HRW sent Meta the conclusions of its investigation and the parent company of Facebook and Instagram responded that it was aware that the measures it adopts during conflicts could have unintended consequences such as inadvertently limiting harmless or even useful publications.

This newspaper contacted Meta to learn more about the measures it has taken to moderate its content in the midst of this crisis, and the company directed reporters to the blog where it explains its decisions “to keep people safe on our apps while giving everyone a voice” in the wake of October 7. This week, complaints filed by users led Meta’s Oversight Board to estimate that the company’s automated tools unnecessarily removed two videos related to the conflict between Hamas and Israel and to highlight that the use of these automated mechanisms increases the likelihood of removal.

“The Board’s decision confirms what we have seen: there are many people who have suffered this censorship who appeal for their content to be restored,” said Brown.

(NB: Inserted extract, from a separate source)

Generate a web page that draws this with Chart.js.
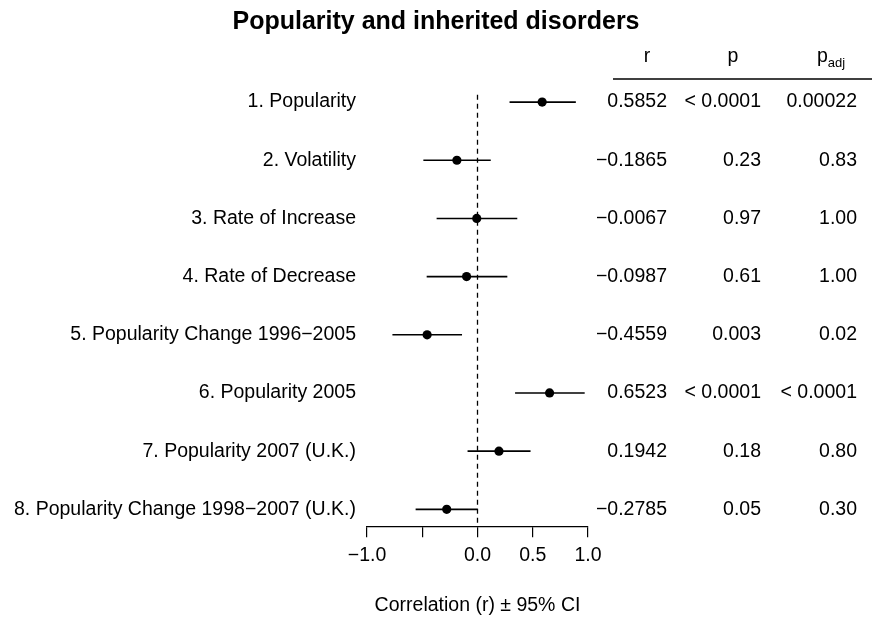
<!DOCTYPE html>
<html><head><meta charset="utf-8">
<script src="https://cdn.jsdelivr.net/npm/chart.js@4"></script>
<style>html,body{margin:0;padding:0;background:#fff}#wrap{width:872px;height:617px;position:relative}</style>
</head><body><div id="wrap"><canvas id="c"></canvas></div>
<script>
const categories = [
  '1. Popularity',
  '2. Volatility',
  '3. Rate of Increase',
  '4. Rate of Decrease',
  '5. Popularity Change 1996−2005',
  '6. Popularity 2005',
  '7. Popularity 2007 (U.K.)',
  '8. Popularity Change 1998−2007 (U.K.)'
];
const rValues = [0.5852, -0.1865, -0.0067, -0.0987, -0.4559, 0.6523, 0.1942, -0.2785];
const ciLow   = [0.29, -0.49, -0.37, -0.46, -0.77, 0.34, -0.09, -0.56];
const ciHigh  = [0.89, 0.12, 0.36, 0.27, -0.14, 0.97, 0.48, 0.00];
const pLabels    = ['< 0.0001', '0.23', '0.97', '0.61', '0.003', '< 0.0001', '0.18', '0.05'];
const padjLabels = ['0.00022', '0.83', '1.00', '1.00', '0.02', '< 0.0001', '0.80', '0.30'];
const xTickValues = [-1, -0.5, 0, 0.5, 1];
const xTickLabels = ['−1.0', '', '0.0', '0.5', '1.0'];

const FONT = "'Liberation Sans', Arial, Helvetica, sans-serif";
const FS = 19.5;
Chart.defaults.font.family = FONT;
Chart.defaults.color = '#000';

const rLabels = rValues.map(v => (v < 0 ? '−' : '') + Math.abs(v).toFixed(4));

const datasets = [];
categories.forEach((c, i) => {
  datasets.push({
    type: 'line',
    data: [{x: ciLow[i], y: i + 1}, {x: ciHigh[i], y: i + 1}],
    borderColor: '#000', borderWidth: 1.6, pointRadius: 0, fill: false
  });
});
datasets.push({
  type: 'line',
  data: [{x: 0, y: 0.875}, {x: 0, y: 8.29}],
  borderColor: '#000', borderWidth: 1.3, borderDash: [5, 4], pointRadius: 0, fill: false
});
datasets.push({
  type: 'scatter',
  data: rValues.map((v, i) => ({x: v, y: i + 1})),
  backgroundColor: '#000', borderWidth: 0, pointRadius: 4.6
});

const tablePlugin = {
  id: 'table',
  afterDraw(chart) {
    const ctx = chart.ctx;
    const ys = chart.scales.y;
    ctx.save();
    ctx.fillStyle = '#000';
    ctx.font = FS + 'px ' + FONT;
    ctx.textBaseline = 'middle';
    ctx.textAlign = 'right';
    categories.forEach((c, i) => {
      const y = ys.getPixelForValue(i + 1);
      ctx.fillText(rLabels[i], 667, y);
      ctx.fillText(pLabels[i], 761, y);
      ctx.fillText(padjLabels[i], 857, y);
    });
    ctx.textAlign = 'center';
    ctx.fillText('r', 647, 57);
    ctx.fillText('p', 733, 57);
    ctx.textAlign = 'left';
    ctx.fillText('p', 817, 57);
    const pw = ctx.measureText('p').width;
    ctx.font = '13px ' + FONT;
    ctx.fillText('adj', 817 + pw, 63);
    ctx.strokeStyle = '#000';
    ctx.lineWidth = 1.3;
    ctx.beginPath();
    ctx.moveTo(613, 79);
    ctx.lineTo(872, 79);
    ctx.stroke();
    ctx.restore();
  }
};

new Chart(document.getElementById('c'), {
  type: 'scatter',
  data: { datasets },
  options: {
    responsive: true,
    maintainAspectRatio: false,
    animation: false,
    layout: { padding: 0 },
    plugins: {
      legend: { display: false },
      tooltip: { enabled: false },
      title: {
        display: true,
        text: 'Popularity and inherited disorders',
        font: { size: 25, weight: 'bold', family: FONT },
        color: '#000',
        padding: { top: 7, bottom: 36 }
      }
    },
    scales: {
      x: {
        type: 'linear', min: -1, max: 1,
        afterBuildTicks: s => { s.ticks = xTickValues.map(v => ({value: v})); },
        ticks: {
          autoSkip: false, maxRotation: 0, padding: 7,
          font: { size: FS }, color: '#000',
          callback: (v) => { const k = xTickValues.indexOf(v); return k >= 0 ? xTickLabels[k] : ''; }
        },
        grid: { display: true, drawOnChartArea: false, drawTicks: true, tickLength: 11, color: '#000', lineWidth: 1.2 },
        border: { display: true, color: '#000', width: 1.2 },
        title: {
          display: true, text: 'Correlation (r) ± 95% CI',
          font: { size: FS }, color: '#000',
          padding: { top: 19, bottom: 0 }
        }
      },
      y: {
        type: 'linear', min: 0.5, max: 8.29, reverse: true, position: 'left',
        afterBuildTicks: s => { s.ticks = categories.map((c, i) => ({value: i + 1})); },
        afterFit: s => { s.width = 367; },
        ticks: {
          autoSkip: false, padding: 11, font: { size: FS }, color: '#000',
          callback: (v) => categories[v - 1] || ''
        },
        grid: { display: false, drawTicks: false },
        border: { display: false }
      },
      yR: {
        type: 'linear', position: 'right', display: true,
        afterFit: s => { s.width = 284; },
        ticks: { display: false },
        grid: { display: false, drawTicks: false },
        border: { display: false }
      }
    }
  },
  plugins: [tablePlugin]
});
</script>
</body></html>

No Palestinian flags, no criticism of Israel

The investigation published on Thursday by HRW concludes that comments that included the slogans “Free Palestine” “Cease fire now” or “Stop genocide” were removed from numerous publications. Phrases that included a mere neutral mention of Hamas, a criticism of the Israeli government or used an emoji with the Palestinian flag also disappeared.

Meta responded to HRW, saying that any content that glorifies Hamas, considered a dangerous organization by Meta, is not allowed on its platforms. The company added that “we can make mistakes and that is why we offer the possibility for people to appeal and tell us what they think we have done wrong and we will examine it.”

The study says that “in reviewing hundreds of cases of content removal and the inability of certain users to post comments on Instagram and Facebook, Human Rights Watch found Meta’s automated moderation tools failed to accurately distinguish between peaceful and violent comments.”

Instagram and Facebook have suspended or permanently deactivated the accounts of journalists, activists and media outlets. The investigation cites the Instagram page of Let’s Talk Palestine, the account of Mondoweiss correspondent Leila Warah, and the Facebook page of the Quds News Network. The argument used in the majority of these cases was non-compliance with the “dangerous organizations and individuals” policy. According to this investigation, the policy also affects peaceful messages in favor of human rights and silences the debate on Israel and Palestine.

“Some users who reported cases to Human Rights Watch explained that their posts sought to speak out against violence, not incite it,” reads the report. “By stripping the content of context and bluntly applying its policies, Meta is effectively censoring newsworthy content and achieving the opposite outcome of the stated intention of its policies.”